→ REQUEST: Identify the lines holding "matplotlib" and copy them.

→ THE INPUT:
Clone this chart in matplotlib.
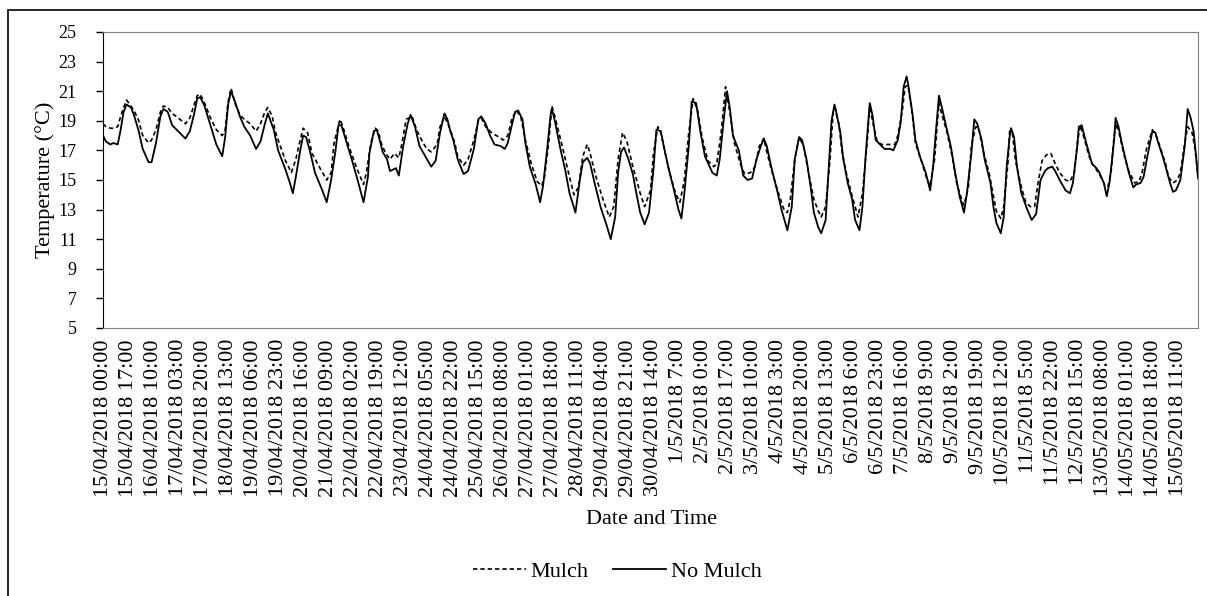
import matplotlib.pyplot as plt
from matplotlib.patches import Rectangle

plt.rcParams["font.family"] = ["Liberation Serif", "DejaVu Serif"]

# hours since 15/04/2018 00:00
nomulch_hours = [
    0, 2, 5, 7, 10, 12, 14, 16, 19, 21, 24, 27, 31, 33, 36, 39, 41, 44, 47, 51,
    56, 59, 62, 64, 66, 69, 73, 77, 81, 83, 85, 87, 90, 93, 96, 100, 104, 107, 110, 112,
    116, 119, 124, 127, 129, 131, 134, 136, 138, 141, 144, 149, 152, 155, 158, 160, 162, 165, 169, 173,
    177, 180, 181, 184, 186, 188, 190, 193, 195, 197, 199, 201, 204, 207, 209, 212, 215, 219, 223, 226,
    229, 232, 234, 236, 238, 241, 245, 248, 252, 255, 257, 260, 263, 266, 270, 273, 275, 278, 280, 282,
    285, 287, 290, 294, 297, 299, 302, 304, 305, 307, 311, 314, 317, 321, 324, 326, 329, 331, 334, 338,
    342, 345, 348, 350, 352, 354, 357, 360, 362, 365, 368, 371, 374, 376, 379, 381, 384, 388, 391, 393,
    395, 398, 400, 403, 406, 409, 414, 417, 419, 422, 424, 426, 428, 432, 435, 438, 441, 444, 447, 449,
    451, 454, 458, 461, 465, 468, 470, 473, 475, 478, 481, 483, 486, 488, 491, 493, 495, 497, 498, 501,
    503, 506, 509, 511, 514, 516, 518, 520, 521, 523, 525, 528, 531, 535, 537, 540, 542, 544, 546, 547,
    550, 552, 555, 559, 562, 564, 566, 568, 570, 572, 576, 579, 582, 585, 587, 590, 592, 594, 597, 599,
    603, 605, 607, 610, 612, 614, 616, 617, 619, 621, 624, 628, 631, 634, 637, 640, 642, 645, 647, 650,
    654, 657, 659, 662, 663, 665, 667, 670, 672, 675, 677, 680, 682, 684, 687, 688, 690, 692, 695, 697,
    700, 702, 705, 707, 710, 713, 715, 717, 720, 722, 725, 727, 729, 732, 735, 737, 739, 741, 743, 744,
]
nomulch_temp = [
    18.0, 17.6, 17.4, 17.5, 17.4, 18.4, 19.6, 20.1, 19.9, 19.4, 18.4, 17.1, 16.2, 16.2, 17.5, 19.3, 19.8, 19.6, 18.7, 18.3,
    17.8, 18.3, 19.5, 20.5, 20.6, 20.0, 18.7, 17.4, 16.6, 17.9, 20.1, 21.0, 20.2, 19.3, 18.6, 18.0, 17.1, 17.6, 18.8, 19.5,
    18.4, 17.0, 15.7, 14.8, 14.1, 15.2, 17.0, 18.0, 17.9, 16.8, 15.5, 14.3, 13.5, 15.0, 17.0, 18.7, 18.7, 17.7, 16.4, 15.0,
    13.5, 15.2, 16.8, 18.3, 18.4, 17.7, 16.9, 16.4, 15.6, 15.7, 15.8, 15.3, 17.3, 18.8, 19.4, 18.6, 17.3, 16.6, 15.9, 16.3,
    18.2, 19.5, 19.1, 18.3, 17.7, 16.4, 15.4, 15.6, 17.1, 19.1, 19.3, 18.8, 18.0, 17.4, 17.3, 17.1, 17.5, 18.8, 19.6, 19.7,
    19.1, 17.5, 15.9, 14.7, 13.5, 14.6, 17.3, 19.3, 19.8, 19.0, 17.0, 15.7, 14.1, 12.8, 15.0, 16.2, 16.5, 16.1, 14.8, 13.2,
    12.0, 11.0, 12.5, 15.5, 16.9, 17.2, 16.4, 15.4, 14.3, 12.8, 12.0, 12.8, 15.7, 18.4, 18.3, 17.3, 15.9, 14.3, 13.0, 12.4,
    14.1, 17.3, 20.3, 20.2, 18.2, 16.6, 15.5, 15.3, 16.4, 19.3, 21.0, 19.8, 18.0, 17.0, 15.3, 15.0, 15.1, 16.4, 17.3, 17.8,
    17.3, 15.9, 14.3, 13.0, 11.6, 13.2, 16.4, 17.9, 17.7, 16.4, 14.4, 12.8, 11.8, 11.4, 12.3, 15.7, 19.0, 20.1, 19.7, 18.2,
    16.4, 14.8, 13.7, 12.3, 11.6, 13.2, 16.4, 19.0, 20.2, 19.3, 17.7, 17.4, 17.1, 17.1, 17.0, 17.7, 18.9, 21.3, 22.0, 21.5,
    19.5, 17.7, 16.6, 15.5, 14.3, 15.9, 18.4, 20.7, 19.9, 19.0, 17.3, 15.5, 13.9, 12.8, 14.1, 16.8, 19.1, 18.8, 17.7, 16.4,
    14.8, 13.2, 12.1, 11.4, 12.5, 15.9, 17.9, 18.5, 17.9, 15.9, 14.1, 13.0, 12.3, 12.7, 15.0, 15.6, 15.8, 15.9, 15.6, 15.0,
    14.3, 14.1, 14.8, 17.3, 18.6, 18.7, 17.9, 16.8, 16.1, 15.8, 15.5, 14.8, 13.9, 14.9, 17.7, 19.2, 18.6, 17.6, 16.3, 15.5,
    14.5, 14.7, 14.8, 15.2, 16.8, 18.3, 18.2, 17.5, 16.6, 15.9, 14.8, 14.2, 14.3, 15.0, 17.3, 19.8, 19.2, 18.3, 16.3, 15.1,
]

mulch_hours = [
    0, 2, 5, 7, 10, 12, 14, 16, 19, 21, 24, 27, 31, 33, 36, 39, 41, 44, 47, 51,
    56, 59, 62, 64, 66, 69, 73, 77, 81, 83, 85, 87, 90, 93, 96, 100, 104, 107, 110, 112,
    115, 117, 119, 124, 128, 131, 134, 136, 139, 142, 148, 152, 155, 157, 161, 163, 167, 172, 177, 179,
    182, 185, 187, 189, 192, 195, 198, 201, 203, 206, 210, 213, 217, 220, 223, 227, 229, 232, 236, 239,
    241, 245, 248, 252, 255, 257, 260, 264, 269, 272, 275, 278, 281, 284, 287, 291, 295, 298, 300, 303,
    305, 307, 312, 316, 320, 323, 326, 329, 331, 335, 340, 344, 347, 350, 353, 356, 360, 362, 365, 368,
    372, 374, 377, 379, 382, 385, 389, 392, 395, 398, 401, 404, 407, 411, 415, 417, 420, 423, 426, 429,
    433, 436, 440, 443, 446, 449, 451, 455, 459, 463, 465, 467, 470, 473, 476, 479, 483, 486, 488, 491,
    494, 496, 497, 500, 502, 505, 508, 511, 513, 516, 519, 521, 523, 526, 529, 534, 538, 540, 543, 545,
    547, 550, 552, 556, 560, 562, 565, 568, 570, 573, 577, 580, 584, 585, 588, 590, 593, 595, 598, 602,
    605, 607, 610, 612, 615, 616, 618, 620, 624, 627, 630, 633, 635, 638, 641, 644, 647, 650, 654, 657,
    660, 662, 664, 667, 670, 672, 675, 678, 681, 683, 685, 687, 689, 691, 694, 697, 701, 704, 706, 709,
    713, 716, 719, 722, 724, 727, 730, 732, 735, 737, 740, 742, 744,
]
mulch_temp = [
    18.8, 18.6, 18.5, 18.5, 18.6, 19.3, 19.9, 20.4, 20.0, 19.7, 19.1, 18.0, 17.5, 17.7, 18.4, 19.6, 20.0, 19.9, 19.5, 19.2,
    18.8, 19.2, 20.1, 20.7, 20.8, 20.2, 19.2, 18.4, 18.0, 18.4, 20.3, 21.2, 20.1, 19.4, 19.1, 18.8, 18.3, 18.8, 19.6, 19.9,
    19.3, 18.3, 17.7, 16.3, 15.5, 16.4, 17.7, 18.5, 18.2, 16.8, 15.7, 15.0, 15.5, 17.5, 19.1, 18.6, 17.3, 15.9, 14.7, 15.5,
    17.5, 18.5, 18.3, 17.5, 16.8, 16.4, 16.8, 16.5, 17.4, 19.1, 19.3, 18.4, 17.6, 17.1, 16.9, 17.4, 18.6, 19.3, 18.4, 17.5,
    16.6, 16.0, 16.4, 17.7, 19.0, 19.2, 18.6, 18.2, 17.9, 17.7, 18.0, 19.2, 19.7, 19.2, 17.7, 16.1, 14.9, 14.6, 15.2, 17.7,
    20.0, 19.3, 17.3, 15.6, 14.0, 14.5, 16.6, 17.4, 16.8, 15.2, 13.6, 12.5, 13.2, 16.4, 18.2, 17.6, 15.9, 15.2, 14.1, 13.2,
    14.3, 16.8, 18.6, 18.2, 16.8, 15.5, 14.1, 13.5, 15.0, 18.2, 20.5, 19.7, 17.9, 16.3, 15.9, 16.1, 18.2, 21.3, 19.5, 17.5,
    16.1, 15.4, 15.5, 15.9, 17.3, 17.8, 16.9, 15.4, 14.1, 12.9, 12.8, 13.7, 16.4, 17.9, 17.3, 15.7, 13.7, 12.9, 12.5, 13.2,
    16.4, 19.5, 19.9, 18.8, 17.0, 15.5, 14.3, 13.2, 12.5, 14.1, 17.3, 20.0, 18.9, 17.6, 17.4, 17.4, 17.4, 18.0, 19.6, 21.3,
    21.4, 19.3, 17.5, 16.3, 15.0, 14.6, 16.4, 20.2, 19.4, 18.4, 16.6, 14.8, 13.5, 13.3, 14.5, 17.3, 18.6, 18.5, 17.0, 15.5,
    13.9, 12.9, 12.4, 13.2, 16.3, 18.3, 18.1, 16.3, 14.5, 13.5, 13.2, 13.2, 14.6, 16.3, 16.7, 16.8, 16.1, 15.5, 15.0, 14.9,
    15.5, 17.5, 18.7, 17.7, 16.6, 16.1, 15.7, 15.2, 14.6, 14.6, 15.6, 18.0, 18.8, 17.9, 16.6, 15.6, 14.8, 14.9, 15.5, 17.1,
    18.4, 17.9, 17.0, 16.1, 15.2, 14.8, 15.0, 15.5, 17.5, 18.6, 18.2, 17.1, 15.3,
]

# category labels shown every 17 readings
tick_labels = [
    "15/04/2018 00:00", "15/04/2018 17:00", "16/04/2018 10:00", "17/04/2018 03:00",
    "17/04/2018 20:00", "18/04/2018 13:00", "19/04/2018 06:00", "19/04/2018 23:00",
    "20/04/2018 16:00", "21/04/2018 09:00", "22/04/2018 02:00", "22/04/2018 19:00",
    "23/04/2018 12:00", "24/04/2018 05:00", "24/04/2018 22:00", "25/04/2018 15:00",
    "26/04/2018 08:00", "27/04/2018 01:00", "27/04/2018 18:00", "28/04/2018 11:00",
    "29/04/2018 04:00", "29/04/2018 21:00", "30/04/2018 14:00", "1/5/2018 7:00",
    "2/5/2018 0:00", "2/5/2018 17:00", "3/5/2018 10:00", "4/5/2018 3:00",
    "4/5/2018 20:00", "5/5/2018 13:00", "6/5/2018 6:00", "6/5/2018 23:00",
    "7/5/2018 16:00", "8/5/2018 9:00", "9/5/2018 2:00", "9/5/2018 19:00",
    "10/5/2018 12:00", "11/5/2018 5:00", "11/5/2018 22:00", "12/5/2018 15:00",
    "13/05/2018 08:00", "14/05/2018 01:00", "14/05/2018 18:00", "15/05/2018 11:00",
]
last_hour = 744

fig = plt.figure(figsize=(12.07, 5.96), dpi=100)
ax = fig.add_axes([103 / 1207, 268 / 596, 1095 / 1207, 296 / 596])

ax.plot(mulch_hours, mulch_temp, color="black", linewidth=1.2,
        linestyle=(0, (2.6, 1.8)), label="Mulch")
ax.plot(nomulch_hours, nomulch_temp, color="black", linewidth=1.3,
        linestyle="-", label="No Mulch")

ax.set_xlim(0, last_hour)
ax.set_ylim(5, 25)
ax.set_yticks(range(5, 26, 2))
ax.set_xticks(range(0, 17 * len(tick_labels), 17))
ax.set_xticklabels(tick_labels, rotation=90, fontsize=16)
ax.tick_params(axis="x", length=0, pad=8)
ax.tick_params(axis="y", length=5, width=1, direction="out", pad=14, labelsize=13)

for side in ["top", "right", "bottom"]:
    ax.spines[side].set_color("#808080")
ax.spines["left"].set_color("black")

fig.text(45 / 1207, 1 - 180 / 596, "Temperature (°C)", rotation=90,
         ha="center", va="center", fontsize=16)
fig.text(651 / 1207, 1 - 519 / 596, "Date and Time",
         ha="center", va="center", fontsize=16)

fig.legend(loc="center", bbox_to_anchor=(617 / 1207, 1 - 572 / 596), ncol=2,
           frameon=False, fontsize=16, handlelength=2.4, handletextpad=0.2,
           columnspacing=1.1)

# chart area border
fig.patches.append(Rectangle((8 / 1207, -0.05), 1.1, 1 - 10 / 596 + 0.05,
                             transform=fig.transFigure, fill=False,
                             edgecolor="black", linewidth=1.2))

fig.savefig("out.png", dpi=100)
...
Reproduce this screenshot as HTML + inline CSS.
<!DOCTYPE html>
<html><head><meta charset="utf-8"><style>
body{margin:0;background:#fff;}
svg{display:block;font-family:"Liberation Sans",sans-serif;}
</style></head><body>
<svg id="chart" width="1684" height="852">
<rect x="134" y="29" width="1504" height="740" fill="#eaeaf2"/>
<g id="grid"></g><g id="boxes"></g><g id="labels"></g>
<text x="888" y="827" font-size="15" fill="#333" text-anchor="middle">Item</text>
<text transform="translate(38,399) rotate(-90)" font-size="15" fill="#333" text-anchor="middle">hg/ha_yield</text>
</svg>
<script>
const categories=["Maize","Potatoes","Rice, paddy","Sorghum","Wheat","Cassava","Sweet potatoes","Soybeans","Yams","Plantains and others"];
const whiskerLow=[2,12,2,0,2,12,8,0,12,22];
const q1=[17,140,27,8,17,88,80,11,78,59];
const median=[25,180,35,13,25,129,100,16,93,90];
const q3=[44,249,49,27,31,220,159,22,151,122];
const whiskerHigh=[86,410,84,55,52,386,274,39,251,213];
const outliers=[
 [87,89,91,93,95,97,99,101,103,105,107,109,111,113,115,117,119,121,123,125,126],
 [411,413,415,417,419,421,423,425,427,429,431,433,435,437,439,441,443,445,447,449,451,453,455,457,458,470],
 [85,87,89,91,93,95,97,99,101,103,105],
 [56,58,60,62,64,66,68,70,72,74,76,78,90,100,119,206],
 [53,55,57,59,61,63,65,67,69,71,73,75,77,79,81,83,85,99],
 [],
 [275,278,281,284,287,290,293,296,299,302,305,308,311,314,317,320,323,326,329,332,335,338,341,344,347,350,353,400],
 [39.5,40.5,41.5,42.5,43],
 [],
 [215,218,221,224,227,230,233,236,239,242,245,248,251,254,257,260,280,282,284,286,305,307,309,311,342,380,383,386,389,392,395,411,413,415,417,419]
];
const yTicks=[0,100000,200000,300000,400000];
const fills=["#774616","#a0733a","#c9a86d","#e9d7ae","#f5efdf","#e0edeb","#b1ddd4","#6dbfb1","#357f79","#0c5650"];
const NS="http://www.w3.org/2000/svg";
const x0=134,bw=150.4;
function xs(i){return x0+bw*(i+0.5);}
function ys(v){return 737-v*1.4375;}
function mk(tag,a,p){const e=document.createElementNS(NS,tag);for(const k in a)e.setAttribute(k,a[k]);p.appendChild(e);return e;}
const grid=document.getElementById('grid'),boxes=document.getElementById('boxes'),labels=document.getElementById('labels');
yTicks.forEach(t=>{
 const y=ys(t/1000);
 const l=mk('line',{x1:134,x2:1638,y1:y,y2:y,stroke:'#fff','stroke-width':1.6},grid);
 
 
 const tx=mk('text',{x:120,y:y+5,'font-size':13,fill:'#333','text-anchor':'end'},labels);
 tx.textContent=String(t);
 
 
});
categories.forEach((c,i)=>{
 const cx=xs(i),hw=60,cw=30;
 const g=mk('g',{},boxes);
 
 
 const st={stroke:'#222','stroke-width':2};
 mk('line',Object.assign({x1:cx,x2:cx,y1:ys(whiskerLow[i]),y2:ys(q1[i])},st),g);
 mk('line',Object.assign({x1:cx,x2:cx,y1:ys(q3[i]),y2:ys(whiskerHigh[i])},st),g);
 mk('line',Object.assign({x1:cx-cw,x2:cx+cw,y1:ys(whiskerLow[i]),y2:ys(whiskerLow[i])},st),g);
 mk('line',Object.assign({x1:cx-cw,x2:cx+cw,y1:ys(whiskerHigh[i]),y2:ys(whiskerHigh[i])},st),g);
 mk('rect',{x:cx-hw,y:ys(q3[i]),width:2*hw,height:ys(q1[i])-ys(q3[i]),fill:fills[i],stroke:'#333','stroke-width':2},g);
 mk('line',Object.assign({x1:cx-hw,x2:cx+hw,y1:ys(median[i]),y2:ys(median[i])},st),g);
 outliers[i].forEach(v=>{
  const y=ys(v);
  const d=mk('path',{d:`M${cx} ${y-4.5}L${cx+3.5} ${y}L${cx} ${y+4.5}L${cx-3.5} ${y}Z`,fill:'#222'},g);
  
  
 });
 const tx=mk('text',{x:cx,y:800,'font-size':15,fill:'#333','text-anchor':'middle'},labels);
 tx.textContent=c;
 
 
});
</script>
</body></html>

→ RESPONSE TO THIS EXERCISE:
Clone this chart in matplotlib.
import matplotlib.pyplot as plt
from matplotlib.patches import Rectangle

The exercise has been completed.